# EXERCISE REQUIREMENTS:
Leave the pictures out and retype the lines from the beginning through the line with "(in) at (13,179)", both ends included.

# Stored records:
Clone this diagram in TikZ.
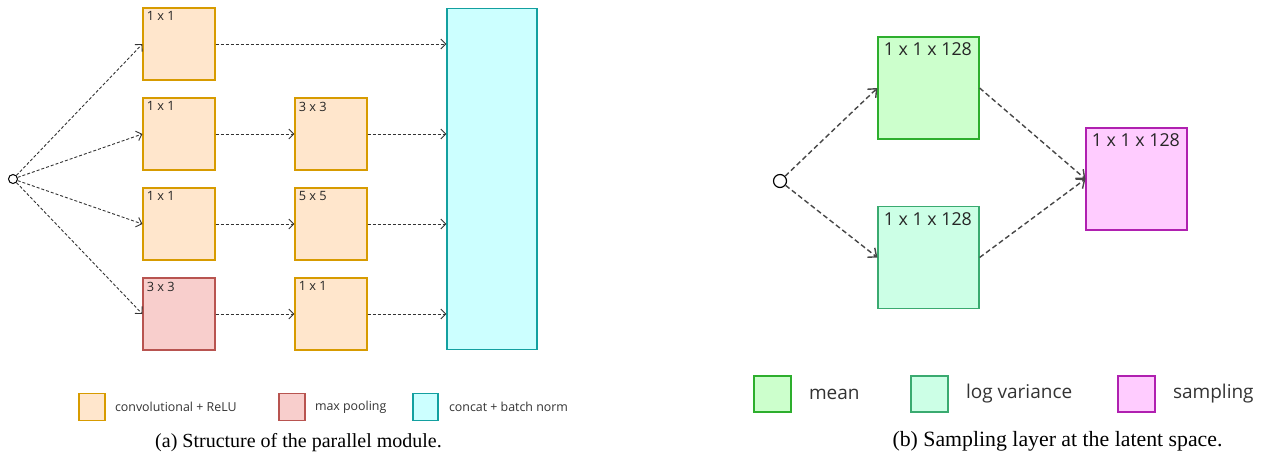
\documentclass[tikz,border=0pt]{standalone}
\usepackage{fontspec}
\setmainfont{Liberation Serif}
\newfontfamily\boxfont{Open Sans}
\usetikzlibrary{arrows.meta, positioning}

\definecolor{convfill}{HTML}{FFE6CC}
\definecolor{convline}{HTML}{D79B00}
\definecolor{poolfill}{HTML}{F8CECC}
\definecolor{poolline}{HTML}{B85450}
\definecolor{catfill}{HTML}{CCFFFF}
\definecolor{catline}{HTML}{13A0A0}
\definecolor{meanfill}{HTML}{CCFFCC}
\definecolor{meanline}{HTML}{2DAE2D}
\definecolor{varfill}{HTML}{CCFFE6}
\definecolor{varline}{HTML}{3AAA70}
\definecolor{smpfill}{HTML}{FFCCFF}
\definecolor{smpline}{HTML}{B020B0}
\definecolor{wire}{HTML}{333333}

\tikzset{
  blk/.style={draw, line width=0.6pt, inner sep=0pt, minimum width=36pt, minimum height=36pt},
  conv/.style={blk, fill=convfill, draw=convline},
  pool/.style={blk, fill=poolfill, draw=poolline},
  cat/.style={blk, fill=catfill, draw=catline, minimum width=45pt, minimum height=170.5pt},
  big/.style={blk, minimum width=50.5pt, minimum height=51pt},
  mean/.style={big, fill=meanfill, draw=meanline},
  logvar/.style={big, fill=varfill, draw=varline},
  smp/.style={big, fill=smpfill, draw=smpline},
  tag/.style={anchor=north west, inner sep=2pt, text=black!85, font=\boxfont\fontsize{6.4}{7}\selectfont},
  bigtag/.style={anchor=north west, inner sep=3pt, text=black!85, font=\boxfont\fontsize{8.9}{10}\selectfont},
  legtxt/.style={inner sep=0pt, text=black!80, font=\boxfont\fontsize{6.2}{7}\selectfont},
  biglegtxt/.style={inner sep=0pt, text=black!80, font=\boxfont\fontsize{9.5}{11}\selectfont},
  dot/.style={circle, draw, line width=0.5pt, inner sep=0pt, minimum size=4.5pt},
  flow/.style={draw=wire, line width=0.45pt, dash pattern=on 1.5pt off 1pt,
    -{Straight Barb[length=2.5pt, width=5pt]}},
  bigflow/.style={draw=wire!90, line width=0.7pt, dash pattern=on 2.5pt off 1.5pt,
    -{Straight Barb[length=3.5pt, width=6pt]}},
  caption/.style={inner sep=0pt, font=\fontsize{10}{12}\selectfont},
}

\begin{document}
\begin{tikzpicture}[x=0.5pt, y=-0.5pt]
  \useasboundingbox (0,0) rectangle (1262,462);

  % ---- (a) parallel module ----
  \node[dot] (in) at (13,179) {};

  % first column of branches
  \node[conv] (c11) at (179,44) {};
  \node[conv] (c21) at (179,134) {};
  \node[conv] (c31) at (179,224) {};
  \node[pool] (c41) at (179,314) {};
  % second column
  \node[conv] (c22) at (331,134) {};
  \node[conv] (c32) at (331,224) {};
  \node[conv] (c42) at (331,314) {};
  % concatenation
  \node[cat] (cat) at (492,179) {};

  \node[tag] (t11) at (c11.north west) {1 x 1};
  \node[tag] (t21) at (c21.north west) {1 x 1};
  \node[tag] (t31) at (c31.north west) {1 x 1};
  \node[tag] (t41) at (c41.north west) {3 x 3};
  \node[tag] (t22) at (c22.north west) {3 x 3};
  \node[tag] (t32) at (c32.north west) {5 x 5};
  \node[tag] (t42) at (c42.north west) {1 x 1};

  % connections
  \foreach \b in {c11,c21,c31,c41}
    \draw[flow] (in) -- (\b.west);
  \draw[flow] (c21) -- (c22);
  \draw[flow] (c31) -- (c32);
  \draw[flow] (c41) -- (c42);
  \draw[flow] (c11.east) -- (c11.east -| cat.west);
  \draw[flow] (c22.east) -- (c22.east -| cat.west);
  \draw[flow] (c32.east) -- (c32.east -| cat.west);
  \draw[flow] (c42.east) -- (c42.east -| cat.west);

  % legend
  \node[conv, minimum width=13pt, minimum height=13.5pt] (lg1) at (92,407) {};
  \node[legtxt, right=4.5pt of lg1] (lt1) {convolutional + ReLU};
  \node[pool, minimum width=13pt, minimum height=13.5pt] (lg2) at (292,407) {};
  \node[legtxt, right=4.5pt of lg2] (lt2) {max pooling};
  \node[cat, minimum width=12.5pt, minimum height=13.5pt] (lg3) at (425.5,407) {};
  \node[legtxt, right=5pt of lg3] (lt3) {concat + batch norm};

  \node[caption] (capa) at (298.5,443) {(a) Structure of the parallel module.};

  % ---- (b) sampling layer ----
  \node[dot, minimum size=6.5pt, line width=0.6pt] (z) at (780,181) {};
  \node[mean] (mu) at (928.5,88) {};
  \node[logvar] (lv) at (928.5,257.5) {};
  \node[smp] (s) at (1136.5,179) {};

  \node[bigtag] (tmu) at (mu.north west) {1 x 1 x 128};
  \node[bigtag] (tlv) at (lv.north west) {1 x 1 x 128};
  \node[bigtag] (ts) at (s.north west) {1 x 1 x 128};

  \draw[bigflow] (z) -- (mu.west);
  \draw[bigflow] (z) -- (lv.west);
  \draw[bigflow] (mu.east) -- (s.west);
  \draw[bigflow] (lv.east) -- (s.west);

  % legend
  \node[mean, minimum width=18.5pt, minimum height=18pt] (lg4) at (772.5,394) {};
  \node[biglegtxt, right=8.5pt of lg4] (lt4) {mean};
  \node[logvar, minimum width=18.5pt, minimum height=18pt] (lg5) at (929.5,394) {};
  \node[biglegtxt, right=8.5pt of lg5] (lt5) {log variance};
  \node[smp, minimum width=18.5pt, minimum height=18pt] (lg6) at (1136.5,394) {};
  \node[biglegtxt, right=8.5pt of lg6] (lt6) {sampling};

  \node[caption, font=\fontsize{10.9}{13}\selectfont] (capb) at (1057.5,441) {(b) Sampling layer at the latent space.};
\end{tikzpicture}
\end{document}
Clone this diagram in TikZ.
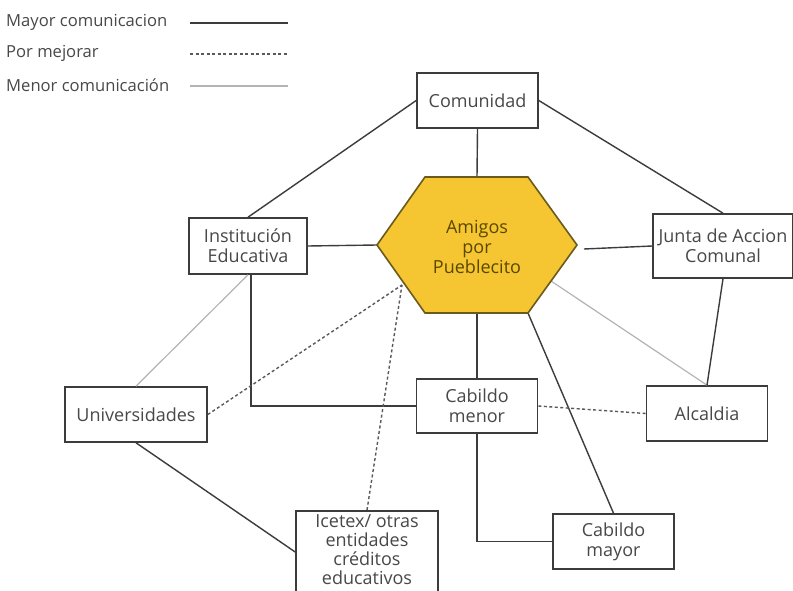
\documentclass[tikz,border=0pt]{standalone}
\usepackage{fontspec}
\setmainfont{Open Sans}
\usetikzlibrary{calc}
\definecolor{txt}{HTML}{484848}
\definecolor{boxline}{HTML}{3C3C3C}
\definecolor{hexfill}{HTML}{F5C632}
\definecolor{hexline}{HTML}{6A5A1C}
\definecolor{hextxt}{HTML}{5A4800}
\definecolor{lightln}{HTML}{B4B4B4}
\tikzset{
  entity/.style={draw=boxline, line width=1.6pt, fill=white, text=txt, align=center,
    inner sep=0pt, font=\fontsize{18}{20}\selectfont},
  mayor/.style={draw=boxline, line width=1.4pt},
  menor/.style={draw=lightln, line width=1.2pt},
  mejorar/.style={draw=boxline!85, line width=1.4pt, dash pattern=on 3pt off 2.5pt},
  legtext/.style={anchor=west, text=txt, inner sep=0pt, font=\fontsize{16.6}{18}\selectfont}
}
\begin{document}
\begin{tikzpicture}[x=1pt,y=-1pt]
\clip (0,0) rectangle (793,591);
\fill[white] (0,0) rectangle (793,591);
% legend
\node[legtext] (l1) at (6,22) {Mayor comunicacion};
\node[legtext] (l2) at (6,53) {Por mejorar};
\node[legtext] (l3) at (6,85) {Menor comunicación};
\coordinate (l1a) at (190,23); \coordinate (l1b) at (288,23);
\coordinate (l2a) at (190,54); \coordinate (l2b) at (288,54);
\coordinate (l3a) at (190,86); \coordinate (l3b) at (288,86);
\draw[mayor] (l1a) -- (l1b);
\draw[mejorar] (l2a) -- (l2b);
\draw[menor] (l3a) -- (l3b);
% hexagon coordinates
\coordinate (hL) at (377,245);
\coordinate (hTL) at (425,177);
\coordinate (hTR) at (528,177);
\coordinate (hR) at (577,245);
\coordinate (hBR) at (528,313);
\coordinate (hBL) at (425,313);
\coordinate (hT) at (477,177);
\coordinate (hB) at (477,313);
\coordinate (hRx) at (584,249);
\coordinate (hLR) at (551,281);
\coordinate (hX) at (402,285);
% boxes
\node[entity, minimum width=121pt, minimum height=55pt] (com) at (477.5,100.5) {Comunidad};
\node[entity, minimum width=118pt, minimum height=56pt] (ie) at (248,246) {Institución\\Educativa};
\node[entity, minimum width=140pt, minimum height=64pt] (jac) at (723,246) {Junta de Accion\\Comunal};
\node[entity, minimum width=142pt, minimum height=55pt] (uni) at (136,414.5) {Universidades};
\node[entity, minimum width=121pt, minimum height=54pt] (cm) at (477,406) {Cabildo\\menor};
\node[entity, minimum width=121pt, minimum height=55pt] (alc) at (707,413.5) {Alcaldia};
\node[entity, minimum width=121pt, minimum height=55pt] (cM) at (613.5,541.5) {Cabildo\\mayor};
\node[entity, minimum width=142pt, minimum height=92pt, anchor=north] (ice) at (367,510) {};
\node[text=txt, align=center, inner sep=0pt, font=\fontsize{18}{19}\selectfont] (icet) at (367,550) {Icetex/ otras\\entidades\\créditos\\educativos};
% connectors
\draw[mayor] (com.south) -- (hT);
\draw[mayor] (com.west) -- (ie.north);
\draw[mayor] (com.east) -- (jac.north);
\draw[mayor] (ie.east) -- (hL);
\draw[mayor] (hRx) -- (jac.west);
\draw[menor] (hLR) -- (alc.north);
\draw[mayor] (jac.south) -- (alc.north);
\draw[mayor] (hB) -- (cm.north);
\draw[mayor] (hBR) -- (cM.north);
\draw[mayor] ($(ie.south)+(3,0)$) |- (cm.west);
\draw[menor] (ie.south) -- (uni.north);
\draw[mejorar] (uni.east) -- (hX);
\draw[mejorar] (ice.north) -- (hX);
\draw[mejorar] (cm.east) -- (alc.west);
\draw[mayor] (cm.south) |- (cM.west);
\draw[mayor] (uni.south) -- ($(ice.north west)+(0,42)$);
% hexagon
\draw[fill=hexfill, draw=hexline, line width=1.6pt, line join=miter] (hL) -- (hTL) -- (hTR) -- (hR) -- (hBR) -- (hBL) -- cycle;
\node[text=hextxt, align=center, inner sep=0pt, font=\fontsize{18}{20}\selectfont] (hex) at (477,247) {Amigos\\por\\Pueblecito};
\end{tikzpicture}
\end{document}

# RESULT FOR THIS TASK:
Clone this diagram in TikZ.
\documentclass[tikz,border=0pt]{standalone}
\usepackage{fontspec}
\setmainfont{Liberation Serif}
\newfontfamily\boxfont{Open Sans}
\usetikzlibrary{arrows.meta, positioning}

\definecolor{convfill}{HTML}{FFE6CC}
\definecolor{convline}{HTML}{D79B00}
\definecolor{poolfill}{HTML}{F8CECC}
\definecolor{poolline}{HTML}{B85450}
\definecolor{catfill}{HTML}{CCFFFF}
\definecolor{catline}{HTML}{13A0A0}
\definecolor{meanfill}{HTML}{CCFFCC}
\definecolor{meanline}{HTML}{2DAE2D}
\definecolor{varfill}{HTML}{CCFFE6}
\definecolor{varline}{HTML}{3AAA70}
\definecolor{smpfill}{HTML}{FFCCFF}
\definecolor{smpline}{HTML}{B020B0}
\definecolor{wire}{HTML}{333333}

\tikzset{
  blk/.style={draw, line width=0.6pt, inner sep=0pt, minimum width=36pt, minimum height=36pt},
  conv/.style={blk, fill=convfill, draw=convline},
  pool/.style={blk, fill=poolfill, draw=poolline},
  cat/.style={blk, fill=catfill, draw=catline, minimum width=45pt, minimum height=170.5pt},
  big/.style={blk, minimum width=50.5pt, minimum height=51pt},
  mean/.style={big, fill=meanfill, draw=meanline},
  logvar/.style={big, fill=varfill, draw=varline},
  smp/.style={big, fill=smpfill, draw=smpline},
  tag/.style={anchor=north west, inner sep=2pt, text=black!85, font=\boxfont\fontsize{6.4}{7}\selectfont},
  bigtag/.style={anchor=north west, inner sep=3pt, text=black!85, font=\boxfont\fontsize{8.9}{10}\selectfont},
  legtxt/.style={inner sep=0pt, text=black!80, font=\boxfont\fontsize{6.2}{7}\selectfont},
  biglegtxt/.style={inner sep=0pt, text=black!80, font=\boxfont\fontsize{9.5}{11}\selectfont},
  dot/.style={circle, draw, line width=0.5pt, inner sep=0pt, minimum size=4.5pt},
  flow/.style={draw=wire, line width=0.45pt, dash pattern=on 1.5pt off 1pt,
    -{Straight Barb[length=2.5pt, width=5pt]}},
  bigflow/.style={draw=wire!90, line width=0.7pt, dash pattern=on 2.5pt off 1.5pt,
    -{Straight Barb[length=3.5pt, width=6pt]}},
  caption/.style={inner sep=0pt, font=\fontsize{10}{12}\selectfont},
}

\begin{document}
\begin{tikzpicture}[x=0.5pt, y=-0.5pt]
  \useasboundingbox (0,0) rectangle (1262,462);

  % ---- (a) parallel module ----
  \node[dot] (in) at (13,179) {};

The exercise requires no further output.